Page 94 of Gryphon

“Uh, Tamar, I don’t know what happened…” If he could hear his own lie, she certainly could as well.

And he was so sick of lies he could scream.

“T’rats’i! No, I know exactly what happened. They were trying to start a war between NATO and Russia. They may have succeeded, I don’t know if we stopped them in time.”

She took another step out onto the rooftop patio.

Her eyes scanned from Kancheli to Kurbanov, then back to Kancheli.

Tamar opened her mouth to speak when the sharp crack of a bullet’s supersonic passage resounded off the glass.

78

“Now that. That was sweet.”

Holly worked the bolt to chamber another round before looking to see if she agreed with Max’s assessment.

She did.

79

Pavle had flinched, but felt no pain.
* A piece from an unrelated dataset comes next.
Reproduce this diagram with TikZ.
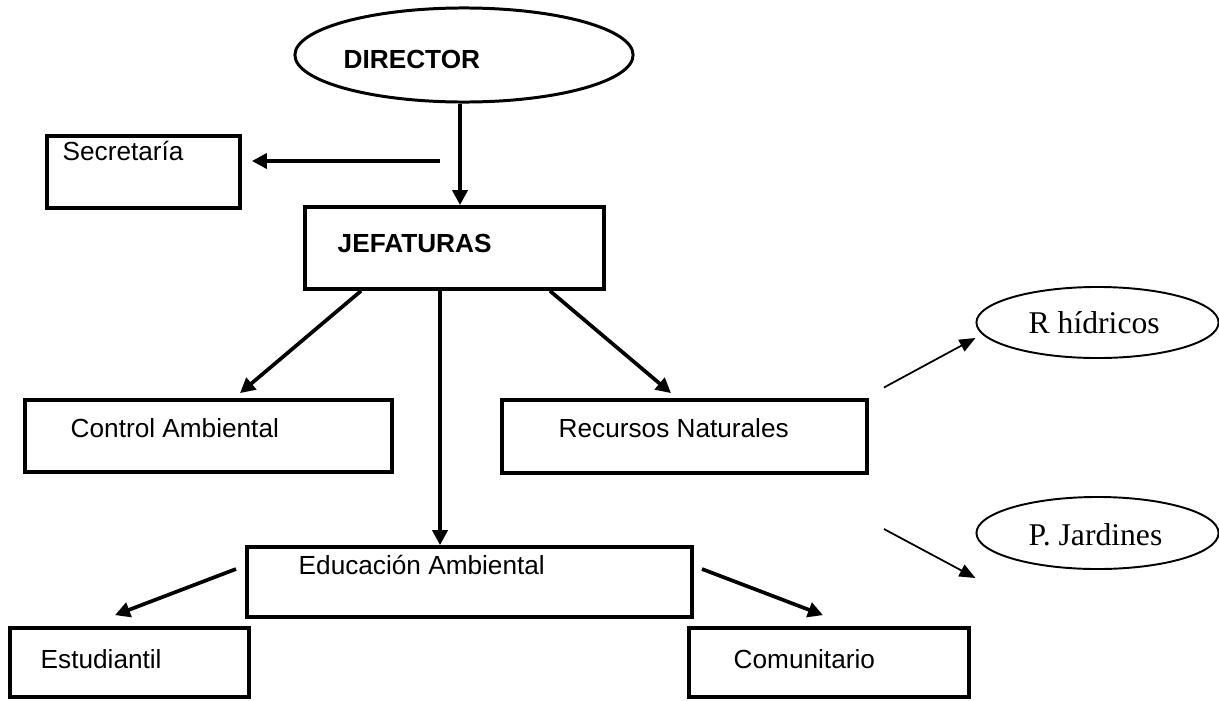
\documentclass[tikz,border=0pt]{standalone}
\usepackage{fontspec}
\setmainfont{Liberation Sans}
\newfontfamily\tnr{Liberation Serif}
\usetikzlibrary{arrows.meta,calc,shapes.geometric}
\begin{document}
\begin{tikzpicture}[x=0.01cm,y=-0.01cm,
  box/.style={draw,rectangle,line width=1.05pt,inner sep=0pt},
  oval/.style={draw,ellipse,line width=0.55pt,inner sep=0pt},
  bigoval/.style={draw,ellipse,line width=0.85pt,inner sep=0pt},
  txt/.style={anchor=base west,inner sep=0pt,font=\fontsize{7.45}{9}\selectfont},
  btxt/.style={txt,font=\fontsize{7.45}{9}\selectfont\bfseries},
  stxt/.style={anchor=base west,inner sep=0pt,font=\fontsize{9}{11}\selectfont\tnr},
  arr/.style={line width=1.05pt,-{Triangle[length=0.15cm,width=0.15cm]}},
  thinarr/.style={line width=0.5pt,-{Triangle[length=0.16cm,width=0.13cm]}}]
\useasboundingbox (0,0) rectangle (1219,700);

% shapes
\node[bigoval,minimum width=3.38cm,minimum height=0.94cm] (dir) at (464,55) {};
\node[box,minimum width=1.93cm,minimum height=0.72cm] (sec) at (143.5,172) {};
\node[box,minimum width=2.99cm,minimum height=0.82cm] (jef) at (454.5,248) {};
\node[box,minimum width=3.67cm,minimum height=0.72cm] (ctrl) at (208.5,436) {};
\node[box,minimum width=3.65cm,minimum height=0.73cm] (rec) at (684.5,436.5) {};
\node[box,minimum width=4.45cm,minimum height=0.70cm] (edu) at (469.5,582) {};
\node[box,minimum width=2.39cm,minimum height=0.69cm] (est) at (129.5,662.5) {};
\node[box,minimum width=2.80cm,minimum height=0.69cm] (com) at (829,662.5) {};
\node[oval,minimum width=2.42cm,minimum height=0.71cm] (rh) at (1097.5,322.5) {};
\node[oval,minimum width=2.42cm,minimum height=0.72cm] (pj) at (1097.5,533) {};

% texts
\node[btxt] (tdir) at (343,68) {DIRECTOR};
\node[txt] (tsec) at (62,160) {Secretaría};
\node[btxt] (tjef) at (337,252) {JEFATURAS};
\node[txt] (tctrl) at (70,437) {Control Ambiental};
\node[txt] (trec) at (558,437) {Recursos Naturales};
\node[stxt] (trh) at (1028,333) {R hídricos};
\node[stxt] (tpj) at (1028,545) {P. Jardines};
\node[txt] (tedu) at (298,574) {Educación Ambiental};
\node[txt] (test) at (40,668) {Estudiantil};
\node[txt] (tcom) at (733,668) {Comunitario};

% connectors
\coordinate (s0) at (440,161);
\draw[arr] ($(dir.south)+(-4,0)$) -- ($(jef.north)+(5.5,0)$);
\draw[arr] (s0) -- ($(sec.east)+(10,-11)$);
\draw[arr] ($(jef.south west)+(58,0)$) -- ($(ctrl.north)+(31.5,-5)$);
\draw[arr] ($(jef.south)+(-14.5,0)$) -- ($(edu.north)+(-29.5,0)$);
\draw[arr] ($(jef.south east)+(-56,0)$) -- ($(rec.north)+(-13.5,-5)$);
\draw[thinarr] ($(rec.east)+(15,-49)$) -- ($(rh.west)+(0,15.5)$);
\draw[thinarr] ($(rec.east)+(15,92.5)$) -- ($(pj.west)+(0,45)$);
\draw[arr] ($(edu.west)+(-9,-13)$) -- ($(est.north)+(-14.5,-11)$);
\draw[arr] ($(edu.east)+(8,-13)$) -- ($(com.north)+(-6,-11)$);
\end{tikzpicture}
\end{document}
Tamar hadn’t shot him.

Instead, she was cradling her hand and looking down at the MP5K.

In hindsight, he could see what happened.

One moment, the submachine gun centered rock steady on his chest as Tamar scanned the two corpses.

The next, the gun flew aside, skidding along the paving stones until it tumbled against the low parapet and stopped there.

As if by mutual consent, he and Tamar both moved close enough to look at it.

The small gun had been mostly folded in half by the round that had struck it side-on. He glanced back up at the Chronicle and wondered whether he had Max or the Aussie to thank for his reprieve.

The question remained as to how long a reprieve that might be.

Tamar looked at him and whispered the first words she’d ever spoken to him.

“Starting a war?”

Pavle nodded.

She sighed as she looked down at the remains of Chief Kancheli, “My father always was a bastard.”

He almost laughed. His future father-in-law would be a delight compared to Kancheli.

80

Someone on the bridge made a horrid retching sound. Kerstin hoped that they didn’t puke on some critical system.

Slaloming a seventy-meter corvette displacing over six hundred tonnes shared little with the feeling of a weaving ski boat. The ship didn’t twist and dance, it lurched from one tack to the other.

Knowing that a couple hundred kilos of explosives was hunting them, with highly sophisticated electronics specializing in ignoring false signals, didn’t help.

“Positive tracking,” tactical called out. “Half a kilometer at eight-three degrees. Thirty seconds out.”

She glanced at the clock. Three minutes before the torpedoes would be out of fuel.